Нет оснований утверждать, будто Дашкова рисовала на императора карикатуру. Дипломатические донесения полны куда более резких отзывов. Так, прусский министр Карл фон Финкенштейн, которому по статусу полагалось симпатизировать Петру Федоровичу, писал: «Не блещет он ни умом, ни характером; ребячлив без меры, говорит без умолку, и разговор его детский, великого Государя не достойный… привержен он решительно делу военному, но знает из оного одни лишь мелочи… Слушает он первого же, кто с доносом к нему является, и доносу верит… Нация его не любит, да при таком поведении любви и ожидать странно»{209}.
А вот слова известного русского ученого А.Т. Болотова — в тот момент полицейского чиновника в Петербурге, часто бывавшего во дворце: «Редко стали уже мы заставать государя трезвым и в полном уме… а чаще уже до обеда несколько бутылок аглицкого пива… опорожнившим… Он говаривал такой вздор и такие нескладицы, что при слушании оных обливалось даже сердце кровью от стыда перед иностранными министрами»{210}.
По страницам мемуаров Дашковой разбросано множество анекдотов про Петра III. Пересказывая их, княгиня осуществляла пропаганду. Однако нас интересуют не только произнесенные слова, но и те, что остались за рамками мемуаров. О чем княгиня умолчала? Прежде всего о реформах императора — пусть неудачных, скомканных, начатых кое-как, но все-таки являвшихся предметом живого обсуждения в обществе.
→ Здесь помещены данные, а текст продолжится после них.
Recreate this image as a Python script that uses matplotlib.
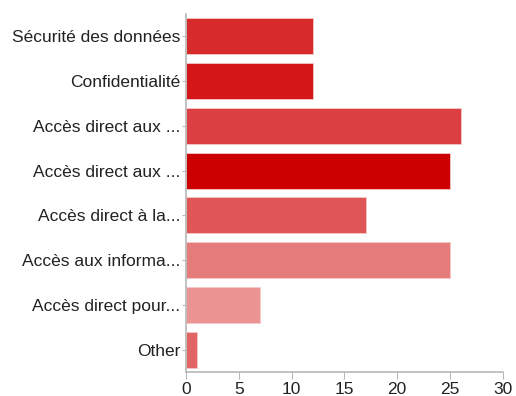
import matplotlib.pyplot as plt
import numpy as np

plt.rcParams["font.family"] = ["Liberation Sans", "DejaVu Sans"]

categories = [
    "Sécurité des données",
    "Confidentialité",
    "Accès direct aux ...",
    "Accès direct aux ...",
    "Accès direct à la...",
    "Accès aux informa...",
    "Accès direct pour...",
    "Other",
]
counts = [12, 12, 26, 25, 17, 25, 7, 1]
bar_colors = ["#d72a2b", "#d41618", "#db3f42", "#cc0000",
              "#e05555", "#e67b7b", "#eb9494", "#e26565"]
x_ticks = [0, 5, 10, 15, 20, 25, 30]

fig = plt.figure(figsize=(5.16, 3.96), dpi=100)
ax = fig.add_axes([0.3605, 0.0606, 0.614, 0.904])

y = np.arange(len(categories))
ax.barh(y, counts, height=0.8, color=bar_colors, edgecolor="#f4c8c8", linewidth=0.6)

ax.set_ylim(len(categories) - 0.5, -0.5)
ax.set_xlim(0, 30)
ax.set_xticks(x_ticks)
ax.set_yticks(y)
ax.set_yticklabels(categories)

for side in ("top", "right"):
    ax.spines[side].set_visible(False)
for side in ("left", "bottom"):
    ax.spines[side].set_color("#b8b8b8")
    ax.spines[side].set_linewidth(1.2)

ax.tick_params(axis="y", length=3, width=0.8, color="#b8b8b8", labelsize=12.5,
               labelcolor="#222222", pad=1)
ax.tick_params(axis="x", length=5, width=0.8, color="#b8b8b8", labelsize=12.5,
               labelcolor="#222222", pad=2)

fig.savefig("out.png", dpi=100)
plt.close(fig)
«Записки» хранят глубокое молчание по поводу Манифеста о вольности дворянства. Названным документом было начато «раскрепощение» русского благородного сословия: дворяне получили право не служить. Одним из вдохновителей манифеста был отец Дашковой — Роман Илларионович. Возможно, княгиня промолчала, чтобы не касаться его имени. Ведь она утверждала, будто ее батюшка при Петре III «был нулем»{211}.
Однако в умолчании был и идейный подтекст. Манифест выбивал одно из звеньев вековой цепи, сковывавшей престол с дворянством, а дворянство с крепостными. Пока дворянин служил царю, крестьяне служили дворянину, а земля мыслилась как награда за ратный труд. Если барин становился свободен, то отпустить следовало и холопов. Сама Дашкова только с серьезными оговорками соглашалась на возможность освобождения крестьян. В беседе с Дидро в 1770 году она сказала: «Если бы самодержец, разбивая несколько звеньев, связывающих крестьян с помещиком, одновременно разбил бы звенья, приковывающие помещиков к воле самодержавных государей, я с радостью и хоть бы своею кровью подписалась бы под этой мерой»{212}.
13
Любопытно, что хорошо разбиравшаяся в людях Екатерина II никогда не писала об искренности подруги, хотя охотно признавала за той ум и храбрость. Чтобы перестать путать прямоту княгини с чистосердечием, обратим внимание на один факт: 2 января 1804 года она публично примирилась с Алексеем Орловым, давшим в ее честь бал, а 10 февраля уже работала над «Записками», в которых обвинила этого человека в убийстве Петра III. Прошлое никогда не становилось для княгини прошедшим, и старые обиды не могли быть ни прошены, ни забыты.